Reviving the Strike: Lessons of the 1930s for Today’s Labor Movement

Joe Burns

Violence breaks out between Minneapolis police and Teamsters in June 1934, during a city-wide strike.

During the 1950s, American workers went on strike an average of 350 times each year. In the past decade, the average number of strikes each year fell to 20. In his new book Reviving the Strike: How Working People Can Regain Power and Transform America, veteran union negotiator and Working In These Times Contributor Joe Burns argues that grinding industries to a halt is the last, best hope for workers and their unions. Visit this site each Monday in June for exclusive excerpts from the book. —Working In These Times Editor Jeremy Gantz

The 1930s showed, most dramatically, that the basis of union power was an assertion of control over the workplace in order to halt production until worker demands were met. As described in the labor relations textbook titled The Practice of Collective Bargaining,” a strike denies the employer the use of a productive plant until it is ransomed by a satisfactory settlement.” In basic industries during the 1930s, the backbone of resistance to industrial unionism was broken by the heroic actions of trade unionists resisting employers, courts and even the government.

In many ways, the tactics of the 1930s were developed to fight against exactly the same problems facing trade unions today, namely an employer determined to continue production, with no shortage of scabs to take strikers’ jobs. If one believes that the unions of the 1930s were justified in stopping production, then there is no basis to say that today’s labor movement is not equally justified in utilizing similar tactics.

The other great lesson of the 1930s was the power of solidarity.
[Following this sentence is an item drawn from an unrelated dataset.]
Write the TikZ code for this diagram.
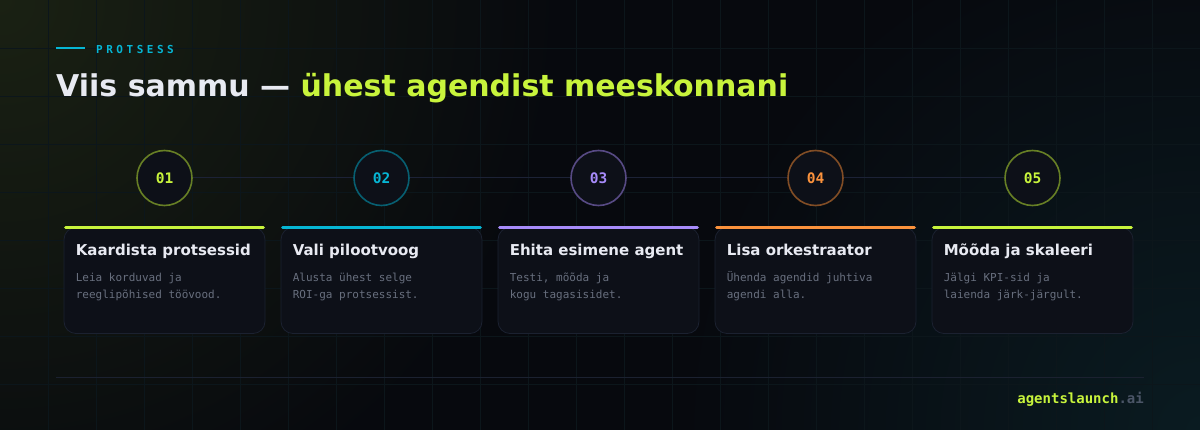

For example, the 1934 truckers strike in the Twin Cities involved all truck drivers in the city striking at once, encompassing dozens of employers. In contrast, how would the same strike have played out under today’s system of labor control?

First off, the Teamsters would probably hold elections with each trucking company, perhaps contending with arguments that truckers were independent contractors. Even if the union actually won all of these individual organizing campaigns, which is a big assumption, they would have to then bargain separately with each trucking company.

Assuming the workers were brave enough to strike at a given company, the union would have to put up picket lines at the individual companies and then most likely watch scabs stream in to take their union jobs. Needless to say, if the Teamsters of the 1930s had used today’s tactics, they would have lost the battle to unionize the industry. Fortunately, to the great benefit of generations of truck drivers and their families, the Twin Cities Teamsters of 1934 played by labor’s rules, not management’s.

One can go industry-by-industry and see how the trade unionists of the 1930s developed effective tactics for stopping production. It is also important to realize that these tactics were not confined to left-wing unionists. Sometimes, by focusing on the major battles such as the 1934 Teamsters strike, the giant confrontations in rail in the 1800s, or the important battles led by the Industrial Workers of the World (IWW), labor activists lose sight of how important stopping production was to even moderate or conservative trade unionists of the past.

While the contemporary labor movement flounders for strategies to move forward, it ignores the clear answers from history at its own peril. Today, management has constructed a system of labor control that has contorted the strike, once an instrument of human freedom and dignity, into a free market perversion.

The contemporary labor movement needs a strike based on labor’s economics, not those of management; based on labor’s values, not management’s. Like the trade unionists of the 1930s, today’s labor movement must prioritize developing effective strike tactics which hold the promise of improving workers’ lives. 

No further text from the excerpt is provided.